Weather Windows and Operational Limits
Every phase of offshore installation has weather thresholds, but blade lifting is the bottleneck. Without specialized damping equipment, blade installation is limited to significant wave heights below 1.0 meter. With a tuned mass damper, a device mounted on the crane that counteracts swaying, that limit rises to about 1.6 meters, and installations have been carried out at wave heights up to 2.0 meters. Wind speed is capped at around 12 meters per second (27 mph) regardless.
These limits matter enormously for project timelines and costs. In rough seas like the North Sea, weather windows that meet all criteria can be scarce, particularly in winter. Simulation studies that model different wave height limits show that even small improvements in allowable conditions, from 1.0 to 1.3 meters, significantly reduce the total number of days a vessel sits idle waiting for calmer weather. That idle time is expensive: WTIVs can cost hundreds of thousands of dollars per day to charter.

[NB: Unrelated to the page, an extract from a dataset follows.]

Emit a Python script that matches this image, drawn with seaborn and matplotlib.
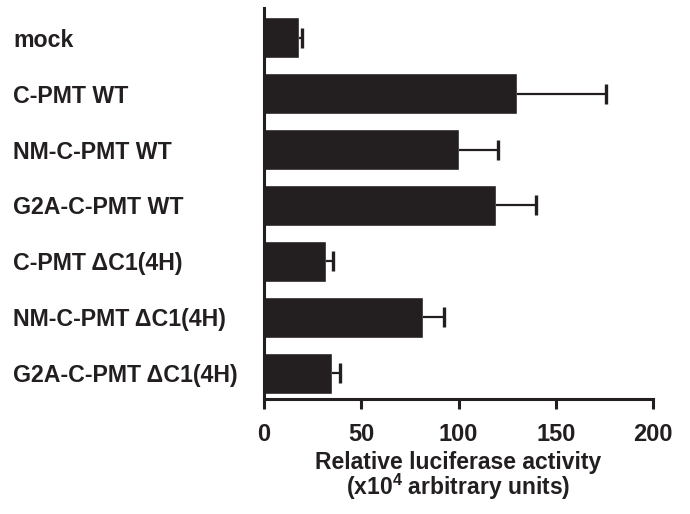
import seaborn as sns
import matplotlib.pyplot as plt
import pandas as pd
import numpy as np

constructs = ["mock", "C-PMT WT", "NM-C-PMT WT", "G2A-C-PMT WT",
              "C-PMT \u0394C1(4H)", "NM-C-PMT \u0394C1(4H)", "G2A-C-PMT \u0394C1(4H)"]
activity = [18, 130, 100, 119.5, 32, 82, 35]
sd = [1.5, 46, 20.5, 20.5, 3.5, 10.5, 4]

df = pd.DataFrame({"construct": constructs, "activity": activity})

sns.set_style("ticks")
plt.rcParams["font.family"] = ["Liberation Sans", "DejaVu Sans"]
plt.rcParams["font.weight"] = "bold"
plt.rcParams["mathtext.fontset"] = "custom"
plt.rcParams["mathtext.bf"] = "Liberation Sans:bold"
plt.rcParams["mathtext.rm"] = "Liberation Sans:bold"

ink = "#231f20"
fig = plt.figure(figsize=(6.9, 5.14), dpi=100)
ax = fig.add_axes([264 / 690, 1 - 399 / 514, (653 - 264) / 690, (399 - 8) / 514])

sns.barplot(data=df, y="construct", x="activity", orient="h", color=ink,
            width=0.73, errorbar=None, saturation=1, ax=ax)
ypos = np.arange(len(constructs))
# one-sided error bars: line from bar end, cap only at the top end
ax.errorbar(activity, ypos, xerr=[np.zeros(len(sd)), sd],
            fmt="none", ecolor=ink, elinewidth=1.6, capsize=0)
ax.plot(np.add(activity, sd), ypos, ls="none", marker="|", ms=15, mew=2.4, color=ink)

ax.set_xlim(0, 200)
ax.set_ylim(6.46, -0.53)
ax.set_xticks([0, 50, 100, 150, 200])
sns.despine(ax=ax)
for s in ["left", "bottom"]:
    ax.spines[s].set_linewidth(2.2)
    ax.spines[s].set_color(ink)
ax.tick_params(axis="x", length=7, width=2.2, color=ink, labelsize=17,
               labelcolor=ink, pad=10)
ax.tick_params(axis="y", length=0, labelsize=16.7, labelcolor=ink, pad=180.7)
for lbl in ax.get_yticklabels():
    lbl.set_horizontalalignment("left")
    lbl.set_fontweight("bold")
for lbl in ax.get_xticklabels():
    lbl.set_fontweight("bold")

ax.set_ylabel("")
ax.set_xlabel("Relative luciferase activity\n(x10$^{\\mathbf{4}}$ arbitrary units)",
              fontsize=16.5, fontweight="bold", color=ink, linespacing=0.88, labelpad=4)

plt.savefig("out.png", dpi=100)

From First Steel to First Power
A full-scale offshore wind farm with dozens of turbines follows an overlapping construction schedule. Foundation installation typically starts first and proceeds across the site while cable-laying vessels work in parallel. Turbine assembly follows once enough foundations are ready, with the WTIV cycling through positions across the array. Commissioning, the process of testing each turbine and energizing the electrical connections, happens as units are completed.
For a large project of around 1 gigawatt using 15 MW turbines (roughly 65 to 70 units), the turbine and foundation installation phase alone takes approximately one year, based on an average pace of about 5.9 days per monopile-supported unit. Add in the cable work, substation installation, and commissioning, and the full offshore construction window typically spans 2 to 3 years, following several more years of surveying, permitting, and onshore preparation.